Indeed, if you want a scary time, pray the Magnificat and then trot over to the Sermon on the Mount and start breezily in on on the Beatitudes. If you begin to pay attention you might find yourself choking and sputtering—because you can draw a direct line from the first to the second. Indeed, the Magnificat, and Mary singing it, is a harrowing icon of the Beatitudes, a picture of how God overturns the world with Himself.*

In an ironic twist, the Wapo writer misses the fundamental point, not just of the Magnificat, but of Jesus, when she says this, “It might not feel like good news to me, exactly, as someone who is neither hungry nor poor.” Indeed, this is why so many self-identifying evangelicals are polling so badly.

I spent nearly all of yesterday going from one end of Binghamton to the other trying to “even up” the packages that will go under my enormous Christmas tree in two days. No one riffling through bins of hats and mittens was hungry or poor in that moment. All of us had actual—or borrowed—cash to spend, and a sure and certain dinner at the end of the day. And truly, I myself was hard pressed to think of Jesus, or to look for him amongst the cups and trinkets of Home Goods.

We—the shoppers of Binghamton, and of America, and of the world—are not so different from the crowd pressing around Jesus when he announces that, contrary to the deep primordial knowledge of every human person, it is actually the poor in spirit, those who mourn, those who can’t seem to find any solace in this life, who are truly and blessedly happy. The crowd shifts uneasily and glances at their phones, mouthing to each other, “What?” Is there a meme that will help me understand this? They, the crowds stretched out over that gentle slope gazing out at the shimmering Galilean lake, listened without understanding. Most of them didn’t have a clue what he was even talking about. At the end of the day the whole gathering packed up—and this happened over and over and over as Jesus preached through Galilee—and “went empty away.” They were neither hungry nor poor and so did not see that the Bread of Life was standing right before them.

Which is the worst and most dangerous kind of poverty—to look the Savior of the World in the face and decide that, being neither hungry nor poor, you don’t need him. The word for you isn’t “blessed.” You rather have to endure the catastrophic “woe,” the coming apart at the seams before a holy God who ultimately is the only one who could have given you what you needed.

But most of us believe in the deepest and darkest parts of ourselves that the personal blessing of God is obvious and known because of our comfortable and warm homes. We fill our carts with food brought in from every corner of the globe, trucked in by night so that in the mad rush of the morning every bin and display is abundant, secure, plentiful. God must be pleased. I must be good. The poor of the world who shuffle along in the gray bleakness of the dawn, paying a shilling for water or walking along the sewer to the public and foul loo need our condescension and care—and money—but who even knows what God thinks about them. Their poverty, whether inflicted by the unjust systems of this world, or by themselves, or by God, is bad, and is not a sign of God’s blessing.

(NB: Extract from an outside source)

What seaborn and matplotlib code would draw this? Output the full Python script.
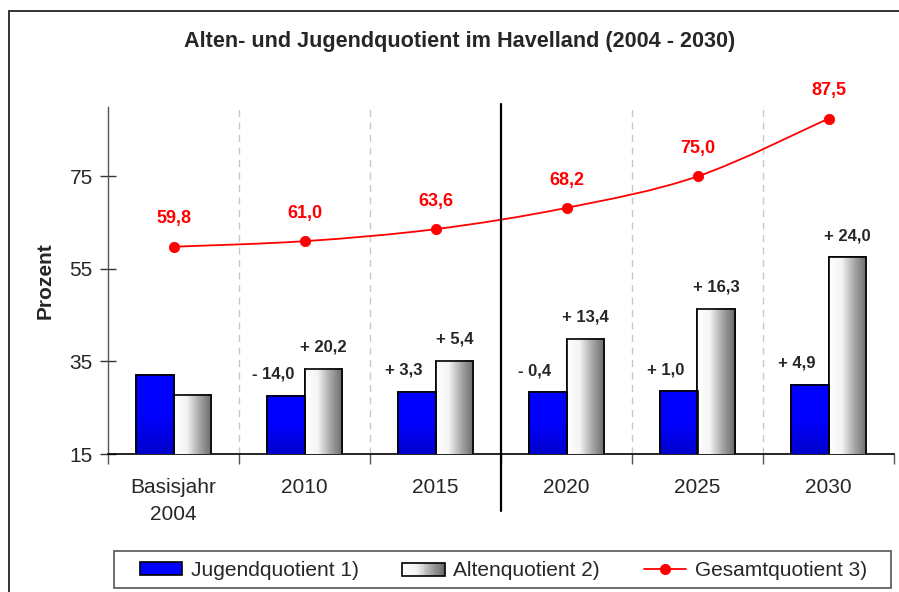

We look everywhere for signs. We try to read them in the sky, on the internet, in our hearts. The one place we can never see them are in the lines of the Very Word, the traced out hope of a God who is more than able to make himself understood.

The person who is hungry now, who is poor now, who looks at the contents not just of his wallet but of his soul and sees devastation, ruin, pride, helplessness, hopelessness and then turns to the only help that there is—Jesus—that person is blessed. That person will magnify the Lord.

That person will sing with the inexplicable joy of relief, of security, of hope. If you never do this—no matter your politics, your work, your opinions, your plans, your psychic pain, your anger, your feelings—you are the one cast down from the throne of yourself, you are the empty on the last day, crying out to a Savior you never wanted or needed.

That’s why this is such a dangerous prayer. Do you dare pray it? Because you are not Mary, nor Jesus. You are the one who Jesus called upon, knowing that you couldn’t do it, to “Be Perfect.” Your heart is the mountain that he will cast into the sea. If you want to sing this song in safety you have to embrace the child over whom Mary is rejoicing. You have to admit that you are poor—so poor that you are dying of hunger, thirst, illness, sin, sorrow, trouble. That you need someone to do for you what you couldn’t do for yourself.

Don’t lift up a fist. Bow your head, first. And then sing. Because the Lord has done such a wondrous thing, to save even you, from yourself. Only then can you turn your attention to a poor and dying world.

*I’m not the first to notice this. Someone much more clever than I did but I can’t remember who just this moment. Probably every single book on the subject.